If the CEO Is Paying Attention to the Future Why Isn’t HR?
According to Larry Page, the founder of Google, “Lots of companies don’t succeed over time. What do they fundamentally do wrong? They usually miss the future.” If paying attention to the future is a critical skill for the CEO of today, my premise is that it should also be a critical skill for the Chief Human Resources Officer (CHRO). In an excellent article on LinkedIn, CEO advisor Ken Gosnell, gives four steps to CEOs on how they can become better futurists. I think these are critical for the CHRO as well. Here is my adaptation of Gosnell’s steps in terms of the CHRO.
Step 1: Experiment
Gosnell uses the example of the Wright brothers, who constantly tinkered and tried a variety of things and businesses, until ultimately flight was achieved. Thomas Edison is famous for always tinkering as well. The CHRO should work hand in hand with the CEO to experiment with new structures and methods to keep searching for the best way to do work and deliver product and service. The work is not over, however, when you find this “best” way because the marketplace, the customers’ tastes, is always changing and the company has to change with it. The key is to always be experimenting on something.

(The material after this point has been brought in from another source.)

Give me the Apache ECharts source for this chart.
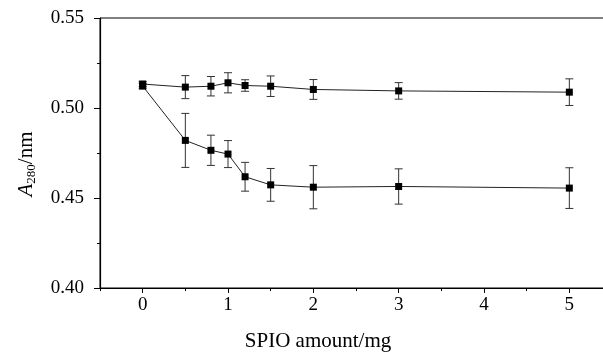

Step 2: Pay Attention to the Trends
It is easy to just let life go on day-by-day and not really pay attention to the trends that are developing. A good futurist CEO and CHRO will pay attention to those trends. The CHRO should be attuned to trends happening around people, education, talent, training, and ways of living. The CEO may be more likely to be attuned to trends in the industry, the financial arena and with competition. Together they can become a powerful team. Both need to become adept at environmental scanning. Fortunately, technology can aid in that process.
Step 3: Dream Big
Gosnell points out that most people in a company are paid to focus on the present job. The CEO however, should be focusing on what could be. The CHRO should also have this focus. Envisioning what tomorrow could be has been the hallmark of many of the great CEOs. They are not satisfied to let their business happen; they dream about what it could be and work to make it so.

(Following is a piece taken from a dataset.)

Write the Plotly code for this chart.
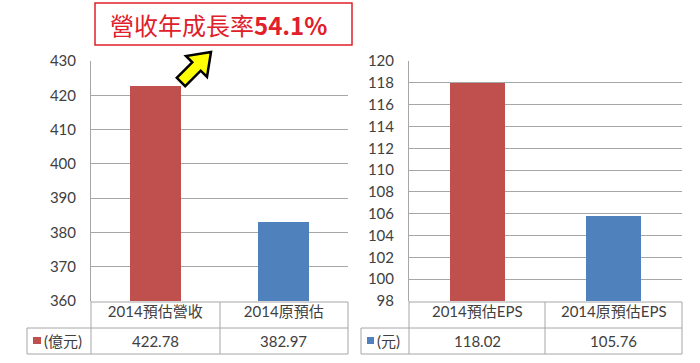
import plotly.graph_objects as go

# ---- data ----
rev_categories = ["2014預估營收", "2014原預估"]
rev_values = [422.78, 382.97]
rev_unit = "(億元)"
eps_categories = ["2014預估EPS", "2014原預估EPS"]
eps_values = [118.02, 105.76]
eps_unit = "(元)"
title_text = "營收年成長率"
growth_text = "54.1%"

RED = "#C0504D"
BLUE = "#4F81BD"
GRID = "#A6A6A6"
TXT = "#404040"
FONT = "Lato, Noto Sans CJK TC, sans-serif"
CJK = "Lato, Noto Sans CJK TC, sans-serif"

W, H = 700, 363


def px(x):
    return x / W


def py(y):
    return 1 - y / H


fig = go.Figure()
fig.add_trace(go.Bar(x=rev_categories, y=rev_values, marker_color=[RED, BLUE],
                     width=0.40, xaxis="x", yaxis="y", showlegend=False,
                     hoverinfo="skip"))
fig.add_trace(go.Bar(x=eps_categories, y=eps_values, marker_color=[RED, BLUE],
                     width=0.40, xaxis="x2", yaxis="y2", showlegend=False,
                     hoverinfo="skip"))

ydom = [py(301), py(61)]
common_x = dict(showgrid=False, showline=False, zeroline=False, ticks="",
                automargin=False,
                tickfont=dict(family=CJK, size=15, color=TXT), fixedrange=True)
common_y = dict(showgrid=True, gridcolor=GRID, gridwidth=1, zeroline=False,
                automargin=False,
                showline=True, linecolor=GRID, linewidth=1, ticks="",
                tickfont=dict(family=FONT, size=15, color=TXT), ticklabelstandoff=11)

fig.update_layout(
    template="none",
    width=W, height=H, margin=dict(l=0, r=0, t=0, b=0, pad=0, autoexpand=False),
    paper_bgcolor="white", plot_bgcolor="white", bargap=0,
    xaxis=dict(domain=[px(91), px(348)], anchor="y", **common_x),
    yaxis=dict(domain=ydom, range=[360, 430], dtick=10, anchor="x", **common_y),
    xaxis2=dict(domain=[px(409), px(682)], anchor="y2", **common_x),
    yaxis2=dict(domain=ydom, range=[98, 120], dtick=2, anchor="x2", **common_y),
)

shapes = []


def line(x0, y0, x1, y1, color=GRID, w=1):
    shapes.append(dict(type="line", xref="paper", yref="paper",
                       x0=px(x0), y0=py(y0), x1=px(x1), y1=py(y1),
                       line=dict(color=color, width=w)))


# left table
line(91, 302, 348, 302)
line(27, 328, 348, 328)
line(27, 354, 348, 354)
line(27, 328, 27, 354)
line(91, 301, 91, 354)
line(220, 302, 220, 354)
line(348, 302, 348, 354)
# right table
line(409, 302, 682, 302)
line(361, 328, 682, 328)
line(361, 354, 682, 354)
line(361, 328, 361, 354)
line(409, 301, 409, 354)
line(545, 302, 545, 354)
line(682, 302, 682, 354)

# legend keys
shapes.append(dict(type="rect", xref="paper", yref="paper",
                   x0=px(33), x1=px(41), y0=py(344), y1=py(337),
                   fillcolor=RED, line=dict(width=0)))
shapes.append(dict(type="rect", xref="paper", yref="paper",
                   x0=px(367), x1=px(374), y0=py(344), y1=py(337),
                   fillcolor=BLUE, line=dict(width=0)))

# title box
shapes.append(dict(type="rect", xref="paper", yref="paper",
                   x0=px(95), x1=px(352), y0=py(45), y1=py(3),
                   fillcolor="white", line=dict(color="#E0202A", width=1.5)))

# arrow
pts = [(211, 52), (186, 56), (192.3, 62.3), (176.8, 77.8), (185.2, 86.2),
       (200.7, 70.7), (207, 77)]
path = "M " + " L ".join(f"{px(x):.5f},{py(y):.5f}" for x, y in pts) + " Z"
shapes.append(dict(type="path", xref="paper", yref="paper", path=path,
                   fillcolor="#FFFF00", line=dict(color="black", width=2.5)))

fig.update_layout(shapes=shapes)

ann = []
for cat, v in zip(rev_categories, rev_values):
    ann.append(dict(x=cat, xref="x", y=py(341), yref="paper", text=f"{v:.2f}",
                    xanchor="center", yanchor="middle",
                    showarrow=False, font=dict(family=FONT, size=15, color=TXT)))
for cat, v in zip(eps_categories, eps_values):
    ann.append(dict(x=cat, xref="x2", y=py(341), yref="paper", text=f"{v:.2f}",
                    xanchor="center", yanchor="middle",
                    showarrow=False, font=dict(family=FONT, size=15, color=TXT)))
ann.append(dict(x=px(42), y=py(341), xref="paper", yref="paper", xanchor="left",
                yanchor="middle",
                text=rev_unit, showarrow=False, font=dict(family=CJK, size=15, color=TXT)))
ann.append(dict(x=px(375), y=py(341), xref="paper", yref="paper", xanchor="left",
                yanchor="middle",
                text=eps_unit, showarrow=False, font=dict(family=CJK, size=15, color=TXT)))
ann.append(dict(x=px(218), y=py(24), xref="paper", yref="paper",
                xanchor="center", yanchor="middle",
                text=f"{title_text}<b>{growth_text}</b>", showarrow=False,
                font=dict(family="Noto Sans CJK TC, sans-serif", size=24, color="#E0202A")))
fig.update_layout(annotations=ann)

fig.write_html("out.html", config={"displayModeBar": False},
               post_script="document.body.style.margin='0';document.body.style.overflow='hidden';")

Step 4: Make Bold Decisions
Being the CEO or CHRO is not for the faint of heart. To achieve greatness one has to be willing to make bold decisions. There has to be a willingness to fail in order to achieve success. Without boldness new worlds are not discovered, new methods are not tried.
If you have a CEO who is headed toward the future, then plan on taking the trip together. Support them by becoming a futurist CHRO.